Slice. Ice box. Immediately, loaves of Pillsbury refrigerated dough swam into my mind and I, who rely on Subway restaurants for my chocolate chip cookie fix, was suddenly squirming with chocolate chip cookie fever. First things first: Chibi-chan doesn’t really speak English. It was entirely possible that I had misunderstood her explanation.

“Ice box,” I repeated and mimed slicing a loaf of Pillsbury dough. “You buy and then you bake?”

“Yes,” she said.

“Do they have many flavors?”

“Yes.”

“Where can I buy them?”

“Most anywhere,” she said. “They are normal. Supermarket.”

And that, stupidly, was enough for me. I really should have known better; it’s not like I haven’t been burned by a student’s poor English before. I must have scoured 5 different supermarkets looking for those stupid Ice Box cookies, sniffing through aisles of milk, natto, eggs, frozen yakisoba, and “cheese” but the closest I came was an “Ice Box” slushy pop in the ice cream freezer. Slushies aren’t a suitable replacement for warm and gooey chocolate chip goodness; I made up my mind to give Chibi-chan a good talking to when I saw her next.

“Chibi-chan,” I said the following class. “I went to many supermarkets looking for Ice Box cookies. I couldn’t find them. Where exactly can I buy them?”

“Supermarket?” she said. “You buy in Takashimaya.”

Takashimaya is a swanky department store.

“Second floor, maybe. You no bake,” she said. “Already bake.”

“Oh,” I said, making perhaps my 50th mental vow to never again take a student’s word for anything. As if I didn’t know all too well by now that when someone says something you don’t understand, the only response you can give if you are choosing to pretend you’re following the conversation is, “Yes.” As if I haven’t done that a million times myself.

As I’ve mentioned, I obsess over foods rather quickly and my initial craving for just-out-of-the-oven chocolate chip cookies has morphed into an all-out American baked good fervor. Hence the plotting. Hence the planning. Hence my recent surprise to learn that there is a retail outlet in Japan that sells some basic baking ingredients and equipment for extra cheap.

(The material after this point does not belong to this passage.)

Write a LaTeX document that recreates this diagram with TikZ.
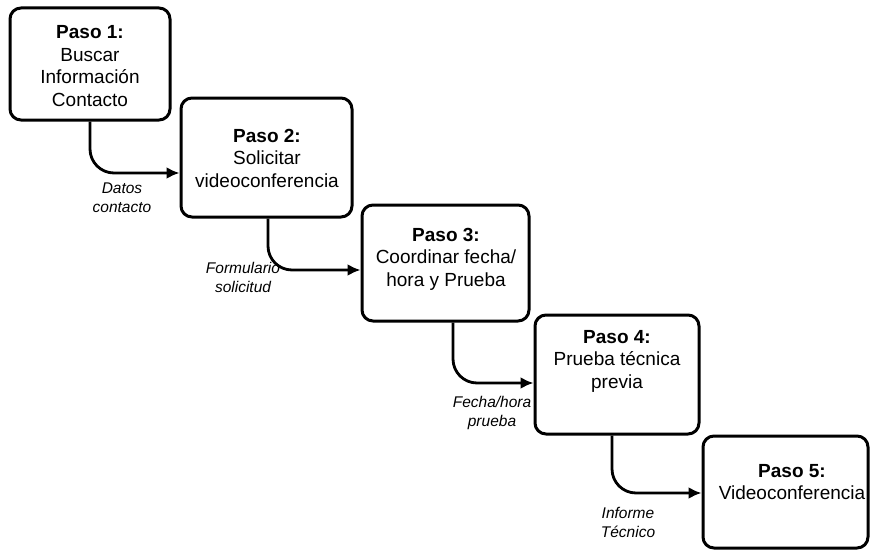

This here is the baking section at Toys ‘R Us. I was there recently helping Sean pick out a present for his dojo friend who just had a baby girl. The Toys ‘R Us was close by and I was sure I’d seen baby clothes there before but within minutes we quickly realized there were no onesies to be found at this particular location. Sean wasn’t into the idea of adding to his friend’s rattle-and-stuffed bunny stockpile so we decided to just putter about for a bit and possibly buy candy before heading back. I hung a left at the doll aisle and found the Future Homemaker Corner.

Pastry makers. Potato chip crispers. Ice cream machines. Sushi rollers. It was such a far cry from the E-Z Bake ovens of my generation. Happily, Toys ‘R Us not only stocks the gizmos, it stocks the ingredients, too. Behold:

Dry yeast for 149 yen? Baking powder for 99? Cocoa powder for 299? I paid at least 500 yen for the chocolate powder I bought for my misbegotten brownies. I think I know where I’ll be coming for my dry yeast from now on.

An infomercial starring squealing little girls played on loop as I scanned the items, wondering if it would be unacceptable for me to buy the Norimakimakki Kurukuru Party sushi roller for myself. What? Rolling sushi is hard. I gaped at the infomercial; how easily the little girls rolled their sushi and produced perfect ice cream. How cute they looked with their hair arranged in two buns high on either side of their heads like cute little panda ears! A price check stopped my fantasy in its tracks (5999 yen???), but not before I had envisioned myself in my own Norimakimakki infomercial, my hair in little panda ear buns and each fist wielding perfectly molded tekkamaki.

I honestly didn’t know whether to be hungry, angry or jealous. Did I want to eat delicious homemade goods more than I hated spending money or more than I wanted to be a model on Japanese TV? I might be an old, old woman before I figure that one out.